Member of the Departmental Council of Mayotte
- Incumbent
- Assumed office 2011
- Constituency: M'Tsangamouji (2011—2015) Tsingoni (2015—present)

Personal details
- Born: 11 July 1973 (age 52) Mamoudzou, Mayotte
- Political party: The Republicans

= Ben Issa Ousseni =

French politician

Ben Issa Ousseni (born 11 July 1973) is a French politician who has been the 7th President of the Departmental Council of Mayotte since 2021, and a member of the council since 2011. He is a member of The Republicans.

==Early life and education==
Ben Issa Ousseni was born in Mamoudzou, Mayotte, on 11 July 1973. He graduated from a university technical institute after attending finance and accounting courses from 1995 to 1997.

==Career==
Ousseni worked as an accountant for CEMEA de Picardie from 2001 to 2005. In the Departmental Council of Mayotte he was an administrative and financial officer.

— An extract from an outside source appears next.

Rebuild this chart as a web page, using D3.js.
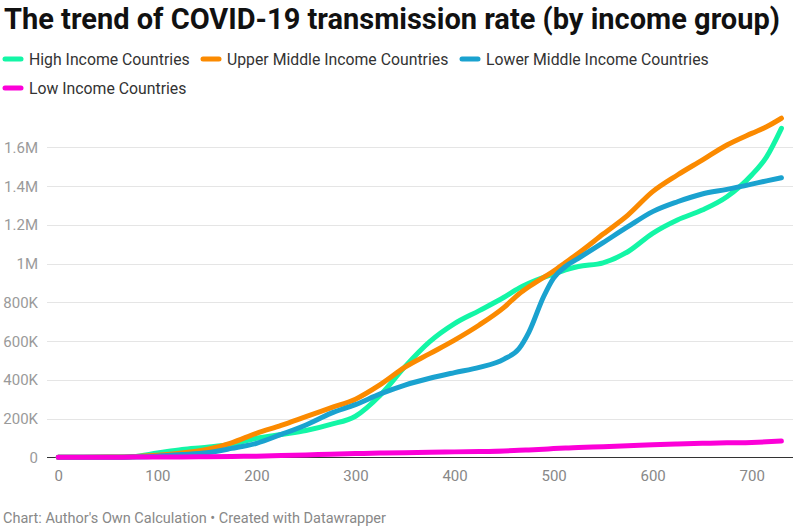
<!DOCTYPE html>
<html>
<head>
<meta charset="utf-8">
<script src="https://cdn.jsdelivr.net/npm/d3@7"></script>
<style>
  html, body { margin: 0; padding: 0; background: #fff; }
  svg { display: block; font-family: Roboto, "Noto Sans", sans-serif; }
</style>
</head>
<body>
<svg id="chart" width="796" height="529"></svg>
<script>
const title = "The trend of COVID-19 transmission rate (by income group)";
const footer = "Chart: Author's Own Calculation • Created with Datawrapper";
const seriesNames = ["High Income Countries", "Upper Middle Income Countries", "Lower Middle Income Countries", "Low Income Countries"];
const seriesColors = ["#13f6a6", "#fb8a00", "#1aa2cf", "#fc00d8"];
const days = [0, 25, 50, 75, 100, 125, 150, 175, 200, 225, 250, 275, 300, 325, 350, 375, 400, 425, 450, 465, 475, 490, 500, 512, 525, 550, 575, 600, 625, 650, 675, 700, 715, 730];
const highIncome = [0, 0, 1000, 4000, 22000, 40000, 52000, 68000, 98000, 118000, 138000, 170000, 212000, 320000, 468000, 597000, 690000, 757000, 826000, 873000, 898000, 929000, 945000, 968000, 985000, 1004000, 1061000, 1156000, 1225000, 1276000, 1345000, 1457000, 1551000, 1698000];
const upperMiddle = [0, 0, 1000, 3000, 10000, 22000, 40000, 75000, 124000, 165000, 210000, 255000, 300000, 375000, 465000, 535000, 605000, 683000, 774000, 843000, 880000, 929000, 961000, 1005000, 1053000, 1152000, 1250000, 1371000, 1457000, 1534000, 1612000, 1672000, 1706000, 1750000];
const lowerMiddle = [0, 0, 0, 2000, 6000, 14000, 24000, 46000, 72000, 118000, 167000, 227000, 272000, 327000, 373000, 408000, 437000, 464000, 507000, 560000, 645000, 830000, 925000, 985000, 1027000, 1108000, 1190000, 1268000, 1319000, 1359000, 1383000, 1410000, 1427000, 1443000];
const lowIncome = [0, 0, 0, 1000, 1000, 2000, 3000, 4000, 6000, 9000, 12000, 16000, 19000, 22000, 24000, 26000, 28000, 30000, 33000, 36000, 38000, 42000, 45000, 48000, 50000, 55000, 60000, 65000, 69000, 72000, 75000, 77000, 80000, 84000];
const yTicks = [0, 200000, 400000, 600000, 800000, 1000000, 1200000, 1400000, 1600000];
const yTickLabels = ["0", "200K", "400K", "600K", "800K", "1M", "1.2M", "1.4M", "1.6M"];
const xTicks = [0, 100, 200, 300, 400, 500, 600, 700];

const allSeries = [highIncome, upperMiddle, lowerMiddle, lowIncome];

const svg = d3.select("#chart");

// Title
const t = svg.append("text")
  .attr("x", 4).attr("y", 29)
  .attr("font-size", 29).attr("font-weight", 700).attr("fill", "#111")
  .text(title);
const tl = t.node().getComputedTextLength();
if (Math.abs(tl - 777) > 4) t.attr("textLength", 777).attr("lengthAdjust", "spacingAndGlyphs");

// Legend
const legendPos = [[2, 59], [200, 59], [459, 59], [2, 88]];
seriesNames.forEach((name, i) => {
  const g = svg.append("g").attr("transform", `translate(${legendPos[i][0]},${legendPos[i][1]})`);
  g.append("line").attr("x1", 3).attr("x2", 19).attr("y1", 0).attr("y2", 0)
    .attr("stroke", seriesColors[i]).attr("stroke-width", 5).attr("stroke-linecap", "round");
  g.append("text").attr("x", 27).attr("y", 5.5).attr("font-size", 15.8).attr("fill", "#333").text(name);
});

// Scales
const x = d3.scaleLinear().domain([0, 700]).range([58.3, 751.7]);
const y = d3.scaleLinear().domain([0, 1600000]).range([457.3, 147.3]);

// Grid + y labels
const grid = svg.append("g");
yTicks.forEach((v, i) => {
  if (v !== 0) {
    grid.append("line").attr("x1", 47).attr("x2", 793)
      .attr("y1", Math.round(y(v)) + 0.5).attr("y2", Math.round(y(v)) + 0.5)
      .attr("stroke", "#e5e5e5").attr("stroke-width", 1);
  }
  grid.append("text").attr("x", 38).attr("y", y(v) + 5.5)
    .attr("text-anchor", "end").attr("font-size", 15).attr("fill", "#9a9a9a")
    .text(yTickLabels[i]);
});

// X axis labels
const xAxis = d3.axisBottom(x).tickValues(xTicks).tickSize(0).tickPadding(0);
const xg = svg.append("g").attr("transform", `translate(0,${y(0)})`).call(xAxis);
xg.select(".domain").remove();
xg.selectAll("text").attr("dy", 0).attr("y", 24).attr("font-size", 15)
  .attr("fill", "#888").attr("font-family", "Roboto, 'Noto Sans', sans-serif");

// Baseline
svg.append("line").attr("x1", 47).attr("x2", 793)
  .attr("y1", Math.round(y(0)) + 0.5).attr("y2", Math.round(y(0)) + 0.5)
  .attr("stroke", "#333").attr("stroke-width", 1);

// Lines
const line = d3.line()
  .x((d, i) => x(days[i]))
  .y(d => y(d))
  .curve(d3.curveMonotoneX);

const lg = svg.append("g");
allSeries.forEach((s, i) => {
  lg.append("path").datum(s)
    .attr("d", line).attr("fill", "none")
    .attr("stroke", seriesColors[i]).attr("stroke-width", 5)
    .attr("stroke-linecap", "round").attr("stroke-linejoin", "round");
});

// Footer
svg.append("text").attr("x", 3).attr("y", 523)
  .attr("font-size", 14.5).attr("fill", "#888").text(footer);
</script>
</body>
</html>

In 2011, Ousseni was elected to the council representing M'Tsangamouji, and was elected to represent Tsingoni in 2015 and 2021. On 1 July 2021, he defeated Maynounati Ahamadi Moussa by a vote of 14 to 12 to become the 7th president of the council. He was chair of the Mayotte Development and Innovation Agency and is a member of The Republicans.

Ousseni requested Prime Minister François Bayrou to declare a state of emergency after Mayotte was hit by Cyclone Chido.

==Political positions==
Ousseni supports increasing the percentage of land allotted to forests and preserved natural areas to 20%.

In 2024, Ousseni launched an infrastructure programme to prepare for the 2036 Island Games. This programme included the construction of an arena in Ouangani, a dojo and Olympic-sized pool in Koungou, and new gymnasiums, football stadium, and an athletics track. Interurban lines to connect Mamoudzou with the northern and southern parts of the island are planned.

Construction of a second prison to handle Congolese migrants is planned by Ousseni.